Instruction —
Tally the lines in the records underneath that contain the string "this", and state the figure by itself.

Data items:
####
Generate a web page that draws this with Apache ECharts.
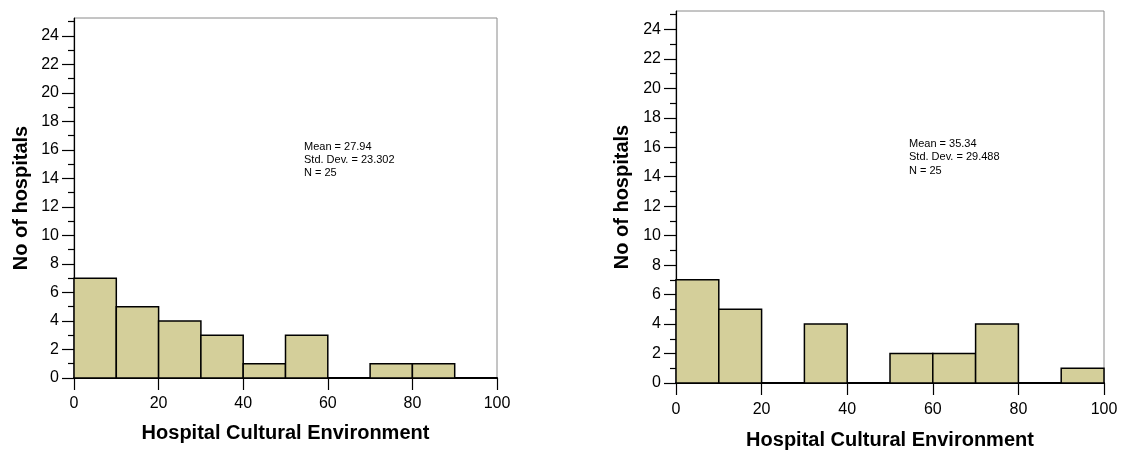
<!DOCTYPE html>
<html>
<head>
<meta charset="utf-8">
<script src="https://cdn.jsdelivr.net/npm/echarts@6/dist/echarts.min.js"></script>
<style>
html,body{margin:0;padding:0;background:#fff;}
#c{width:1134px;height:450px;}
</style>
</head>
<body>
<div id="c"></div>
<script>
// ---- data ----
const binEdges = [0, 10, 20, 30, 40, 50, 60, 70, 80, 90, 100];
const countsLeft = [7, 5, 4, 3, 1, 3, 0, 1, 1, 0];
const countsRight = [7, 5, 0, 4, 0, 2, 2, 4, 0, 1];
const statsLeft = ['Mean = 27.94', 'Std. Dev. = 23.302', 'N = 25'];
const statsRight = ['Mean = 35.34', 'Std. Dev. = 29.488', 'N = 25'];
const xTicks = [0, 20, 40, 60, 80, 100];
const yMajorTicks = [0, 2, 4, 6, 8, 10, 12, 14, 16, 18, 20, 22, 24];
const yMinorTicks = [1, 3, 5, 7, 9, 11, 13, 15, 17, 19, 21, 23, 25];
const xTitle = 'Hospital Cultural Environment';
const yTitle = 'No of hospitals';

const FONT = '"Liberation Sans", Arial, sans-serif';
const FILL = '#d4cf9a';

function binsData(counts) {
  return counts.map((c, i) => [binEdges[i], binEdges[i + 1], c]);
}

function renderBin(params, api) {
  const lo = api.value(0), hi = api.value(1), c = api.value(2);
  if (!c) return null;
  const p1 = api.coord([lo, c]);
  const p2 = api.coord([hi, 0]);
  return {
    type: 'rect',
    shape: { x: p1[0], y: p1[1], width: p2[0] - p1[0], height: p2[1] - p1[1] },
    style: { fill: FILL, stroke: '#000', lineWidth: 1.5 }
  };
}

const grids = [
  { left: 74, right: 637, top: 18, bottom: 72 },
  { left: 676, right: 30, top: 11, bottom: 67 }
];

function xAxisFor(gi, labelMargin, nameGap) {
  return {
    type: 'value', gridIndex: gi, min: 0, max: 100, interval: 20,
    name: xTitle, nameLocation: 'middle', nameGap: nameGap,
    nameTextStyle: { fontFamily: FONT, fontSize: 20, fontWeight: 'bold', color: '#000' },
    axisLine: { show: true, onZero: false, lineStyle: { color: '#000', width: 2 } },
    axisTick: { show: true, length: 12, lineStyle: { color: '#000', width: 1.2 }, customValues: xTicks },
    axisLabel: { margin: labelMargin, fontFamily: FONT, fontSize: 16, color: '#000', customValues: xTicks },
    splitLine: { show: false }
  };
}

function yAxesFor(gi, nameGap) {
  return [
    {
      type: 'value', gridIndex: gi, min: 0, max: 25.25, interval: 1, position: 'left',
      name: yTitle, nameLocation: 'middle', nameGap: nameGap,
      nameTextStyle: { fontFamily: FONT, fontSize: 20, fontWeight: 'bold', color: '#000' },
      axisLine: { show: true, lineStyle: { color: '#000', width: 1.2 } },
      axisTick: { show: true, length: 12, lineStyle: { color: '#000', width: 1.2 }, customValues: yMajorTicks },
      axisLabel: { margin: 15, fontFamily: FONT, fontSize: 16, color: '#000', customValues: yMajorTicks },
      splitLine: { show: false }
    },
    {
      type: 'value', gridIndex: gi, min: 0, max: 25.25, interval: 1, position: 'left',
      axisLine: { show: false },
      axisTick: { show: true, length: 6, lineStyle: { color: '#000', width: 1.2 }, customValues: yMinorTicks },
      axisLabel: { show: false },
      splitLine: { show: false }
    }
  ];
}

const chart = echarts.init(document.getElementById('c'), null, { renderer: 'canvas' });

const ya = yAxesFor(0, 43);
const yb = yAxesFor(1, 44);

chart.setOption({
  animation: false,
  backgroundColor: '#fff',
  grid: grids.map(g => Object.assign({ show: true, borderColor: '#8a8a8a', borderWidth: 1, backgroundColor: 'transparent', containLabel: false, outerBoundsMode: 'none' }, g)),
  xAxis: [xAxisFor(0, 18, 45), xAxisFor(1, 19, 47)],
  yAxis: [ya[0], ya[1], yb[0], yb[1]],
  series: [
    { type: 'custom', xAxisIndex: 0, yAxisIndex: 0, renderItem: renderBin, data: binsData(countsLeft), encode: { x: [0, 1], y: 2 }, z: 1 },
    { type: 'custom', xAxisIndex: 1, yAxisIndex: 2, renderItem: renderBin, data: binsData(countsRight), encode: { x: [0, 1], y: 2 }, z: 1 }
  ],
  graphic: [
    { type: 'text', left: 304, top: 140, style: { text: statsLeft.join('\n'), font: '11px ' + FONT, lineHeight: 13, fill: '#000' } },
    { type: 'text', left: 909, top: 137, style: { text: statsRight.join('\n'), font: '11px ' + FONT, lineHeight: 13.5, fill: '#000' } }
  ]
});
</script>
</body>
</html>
####
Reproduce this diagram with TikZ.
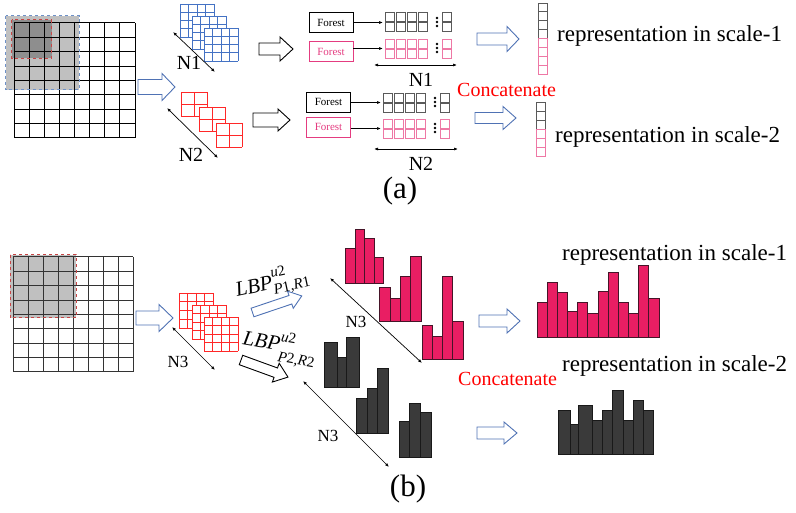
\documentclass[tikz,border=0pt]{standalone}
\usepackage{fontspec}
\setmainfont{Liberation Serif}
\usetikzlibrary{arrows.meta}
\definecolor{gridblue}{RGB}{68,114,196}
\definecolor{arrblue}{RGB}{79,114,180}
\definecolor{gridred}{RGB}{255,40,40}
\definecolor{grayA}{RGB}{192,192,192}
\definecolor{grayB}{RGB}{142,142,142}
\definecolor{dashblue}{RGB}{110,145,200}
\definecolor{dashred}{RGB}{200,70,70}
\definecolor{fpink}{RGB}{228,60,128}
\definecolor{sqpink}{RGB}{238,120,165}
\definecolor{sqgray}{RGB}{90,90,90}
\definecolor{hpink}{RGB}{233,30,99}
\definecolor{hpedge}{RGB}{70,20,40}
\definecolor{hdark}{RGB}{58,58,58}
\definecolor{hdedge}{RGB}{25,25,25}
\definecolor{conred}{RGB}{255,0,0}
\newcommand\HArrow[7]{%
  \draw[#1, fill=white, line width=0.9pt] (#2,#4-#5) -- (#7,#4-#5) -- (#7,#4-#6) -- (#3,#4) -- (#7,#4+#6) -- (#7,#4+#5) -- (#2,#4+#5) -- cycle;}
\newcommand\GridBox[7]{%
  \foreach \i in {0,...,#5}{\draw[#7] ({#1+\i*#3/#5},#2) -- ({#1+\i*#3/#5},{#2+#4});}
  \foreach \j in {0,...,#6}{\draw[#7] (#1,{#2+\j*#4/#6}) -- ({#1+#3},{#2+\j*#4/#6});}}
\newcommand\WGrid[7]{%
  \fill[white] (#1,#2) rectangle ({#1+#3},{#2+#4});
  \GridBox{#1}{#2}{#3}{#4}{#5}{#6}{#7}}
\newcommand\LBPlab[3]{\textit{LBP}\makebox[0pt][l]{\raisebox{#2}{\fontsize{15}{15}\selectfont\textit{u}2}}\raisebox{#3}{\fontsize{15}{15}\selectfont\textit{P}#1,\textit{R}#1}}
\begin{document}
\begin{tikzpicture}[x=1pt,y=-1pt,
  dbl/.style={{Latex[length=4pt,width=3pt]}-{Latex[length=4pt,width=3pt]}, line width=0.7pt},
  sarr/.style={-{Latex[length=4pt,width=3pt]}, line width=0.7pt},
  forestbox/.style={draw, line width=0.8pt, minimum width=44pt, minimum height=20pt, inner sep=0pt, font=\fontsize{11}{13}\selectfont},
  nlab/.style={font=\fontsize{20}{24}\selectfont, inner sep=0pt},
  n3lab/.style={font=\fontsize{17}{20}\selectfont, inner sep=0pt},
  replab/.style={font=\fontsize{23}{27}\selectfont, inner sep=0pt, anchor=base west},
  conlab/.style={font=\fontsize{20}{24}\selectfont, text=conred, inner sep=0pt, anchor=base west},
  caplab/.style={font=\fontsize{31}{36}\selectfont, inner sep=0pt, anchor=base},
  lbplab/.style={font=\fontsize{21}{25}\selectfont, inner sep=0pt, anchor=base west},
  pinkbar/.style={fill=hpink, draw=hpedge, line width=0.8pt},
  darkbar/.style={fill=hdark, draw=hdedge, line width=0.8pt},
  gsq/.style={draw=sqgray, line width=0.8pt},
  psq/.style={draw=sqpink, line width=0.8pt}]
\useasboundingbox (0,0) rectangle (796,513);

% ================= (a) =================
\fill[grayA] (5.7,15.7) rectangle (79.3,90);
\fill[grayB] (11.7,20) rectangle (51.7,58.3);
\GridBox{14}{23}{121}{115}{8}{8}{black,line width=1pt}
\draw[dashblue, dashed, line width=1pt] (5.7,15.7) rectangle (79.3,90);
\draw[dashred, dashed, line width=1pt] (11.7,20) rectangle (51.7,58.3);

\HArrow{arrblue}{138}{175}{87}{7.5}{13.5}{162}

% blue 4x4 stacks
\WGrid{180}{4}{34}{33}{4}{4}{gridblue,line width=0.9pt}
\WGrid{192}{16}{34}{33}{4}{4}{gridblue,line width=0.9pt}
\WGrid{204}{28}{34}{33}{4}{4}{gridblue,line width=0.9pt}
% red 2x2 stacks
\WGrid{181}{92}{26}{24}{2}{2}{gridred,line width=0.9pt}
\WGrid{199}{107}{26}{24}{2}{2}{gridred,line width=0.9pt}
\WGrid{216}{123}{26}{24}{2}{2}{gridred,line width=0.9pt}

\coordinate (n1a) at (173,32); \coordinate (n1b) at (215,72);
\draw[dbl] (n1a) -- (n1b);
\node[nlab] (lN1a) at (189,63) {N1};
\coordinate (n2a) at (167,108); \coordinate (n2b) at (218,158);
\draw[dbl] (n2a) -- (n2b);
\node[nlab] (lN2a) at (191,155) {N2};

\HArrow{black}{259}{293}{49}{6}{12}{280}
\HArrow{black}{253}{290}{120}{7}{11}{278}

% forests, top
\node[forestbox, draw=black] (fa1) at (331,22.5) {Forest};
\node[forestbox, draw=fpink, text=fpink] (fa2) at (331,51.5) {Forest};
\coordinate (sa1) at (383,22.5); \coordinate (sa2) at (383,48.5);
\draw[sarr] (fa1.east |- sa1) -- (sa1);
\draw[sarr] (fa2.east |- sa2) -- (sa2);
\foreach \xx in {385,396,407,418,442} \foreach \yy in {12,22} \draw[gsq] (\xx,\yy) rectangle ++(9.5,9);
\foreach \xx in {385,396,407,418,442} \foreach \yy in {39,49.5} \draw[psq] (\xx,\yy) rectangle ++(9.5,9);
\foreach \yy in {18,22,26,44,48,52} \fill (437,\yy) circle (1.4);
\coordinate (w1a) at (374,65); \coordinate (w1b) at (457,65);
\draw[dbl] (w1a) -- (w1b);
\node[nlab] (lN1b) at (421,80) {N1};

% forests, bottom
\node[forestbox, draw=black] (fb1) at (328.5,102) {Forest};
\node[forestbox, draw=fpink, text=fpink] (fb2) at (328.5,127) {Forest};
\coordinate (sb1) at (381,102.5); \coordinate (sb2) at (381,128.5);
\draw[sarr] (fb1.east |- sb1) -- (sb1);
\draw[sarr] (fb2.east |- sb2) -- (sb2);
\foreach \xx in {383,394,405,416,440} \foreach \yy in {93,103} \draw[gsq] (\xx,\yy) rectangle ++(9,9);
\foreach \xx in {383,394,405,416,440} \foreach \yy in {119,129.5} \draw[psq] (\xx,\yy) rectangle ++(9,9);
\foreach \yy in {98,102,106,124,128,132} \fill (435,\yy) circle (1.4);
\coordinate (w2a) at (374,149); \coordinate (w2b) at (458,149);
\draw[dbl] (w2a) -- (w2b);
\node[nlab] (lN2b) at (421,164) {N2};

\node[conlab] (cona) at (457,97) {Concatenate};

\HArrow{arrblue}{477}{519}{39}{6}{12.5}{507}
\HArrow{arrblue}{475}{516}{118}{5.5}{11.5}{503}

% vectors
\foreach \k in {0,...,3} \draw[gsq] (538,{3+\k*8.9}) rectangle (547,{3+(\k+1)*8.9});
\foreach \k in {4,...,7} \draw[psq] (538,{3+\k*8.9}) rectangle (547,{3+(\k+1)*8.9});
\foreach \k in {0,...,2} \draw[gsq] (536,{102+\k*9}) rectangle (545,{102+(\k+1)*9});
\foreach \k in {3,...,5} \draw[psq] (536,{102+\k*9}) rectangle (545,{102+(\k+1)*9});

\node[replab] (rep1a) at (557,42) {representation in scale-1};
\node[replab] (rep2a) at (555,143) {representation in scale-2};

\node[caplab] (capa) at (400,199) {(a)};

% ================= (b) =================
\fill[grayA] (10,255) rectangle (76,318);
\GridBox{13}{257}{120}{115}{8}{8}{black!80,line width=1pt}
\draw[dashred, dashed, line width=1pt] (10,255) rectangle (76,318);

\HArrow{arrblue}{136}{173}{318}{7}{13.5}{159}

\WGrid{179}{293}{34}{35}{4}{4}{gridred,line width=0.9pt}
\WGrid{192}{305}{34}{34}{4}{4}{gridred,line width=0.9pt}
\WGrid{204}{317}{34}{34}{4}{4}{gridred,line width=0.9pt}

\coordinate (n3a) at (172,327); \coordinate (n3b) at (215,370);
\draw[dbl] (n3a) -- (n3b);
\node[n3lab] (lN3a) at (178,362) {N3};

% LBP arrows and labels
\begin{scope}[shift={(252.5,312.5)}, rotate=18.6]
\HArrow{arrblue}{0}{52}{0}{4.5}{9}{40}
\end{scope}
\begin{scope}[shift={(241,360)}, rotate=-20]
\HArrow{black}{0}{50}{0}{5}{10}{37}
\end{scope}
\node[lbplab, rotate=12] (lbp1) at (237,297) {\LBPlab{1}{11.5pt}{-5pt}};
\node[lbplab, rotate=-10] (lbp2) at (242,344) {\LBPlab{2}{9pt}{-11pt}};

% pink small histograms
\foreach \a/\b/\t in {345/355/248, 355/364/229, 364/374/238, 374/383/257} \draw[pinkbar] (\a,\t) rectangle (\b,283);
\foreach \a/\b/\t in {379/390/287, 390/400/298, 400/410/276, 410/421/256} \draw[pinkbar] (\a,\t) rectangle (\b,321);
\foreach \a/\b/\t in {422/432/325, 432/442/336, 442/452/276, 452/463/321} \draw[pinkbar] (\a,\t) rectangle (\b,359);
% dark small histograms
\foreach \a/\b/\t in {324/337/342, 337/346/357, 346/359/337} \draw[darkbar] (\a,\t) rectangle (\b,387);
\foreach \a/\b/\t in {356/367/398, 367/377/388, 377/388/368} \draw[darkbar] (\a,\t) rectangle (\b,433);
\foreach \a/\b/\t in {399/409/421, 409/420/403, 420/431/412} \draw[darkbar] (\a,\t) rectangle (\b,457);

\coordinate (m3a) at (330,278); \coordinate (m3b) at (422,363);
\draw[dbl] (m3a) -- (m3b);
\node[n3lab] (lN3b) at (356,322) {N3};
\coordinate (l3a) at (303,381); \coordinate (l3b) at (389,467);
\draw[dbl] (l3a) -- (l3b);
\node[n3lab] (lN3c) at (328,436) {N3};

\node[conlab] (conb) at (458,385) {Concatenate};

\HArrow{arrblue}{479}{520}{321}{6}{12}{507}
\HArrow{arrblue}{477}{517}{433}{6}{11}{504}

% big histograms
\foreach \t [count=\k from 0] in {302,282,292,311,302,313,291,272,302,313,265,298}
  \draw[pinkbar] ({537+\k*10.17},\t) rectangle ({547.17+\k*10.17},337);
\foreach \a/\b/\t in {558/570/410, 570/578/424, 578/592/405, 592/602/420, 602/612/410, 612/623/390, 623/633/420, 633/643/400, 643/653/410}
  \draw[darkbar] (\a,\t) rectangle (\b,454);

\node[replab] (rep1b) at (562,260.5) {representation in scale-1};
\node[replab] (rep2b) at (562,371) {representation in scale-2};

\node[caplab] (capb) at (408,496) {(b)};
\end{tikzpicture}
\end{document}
####
The solution —
2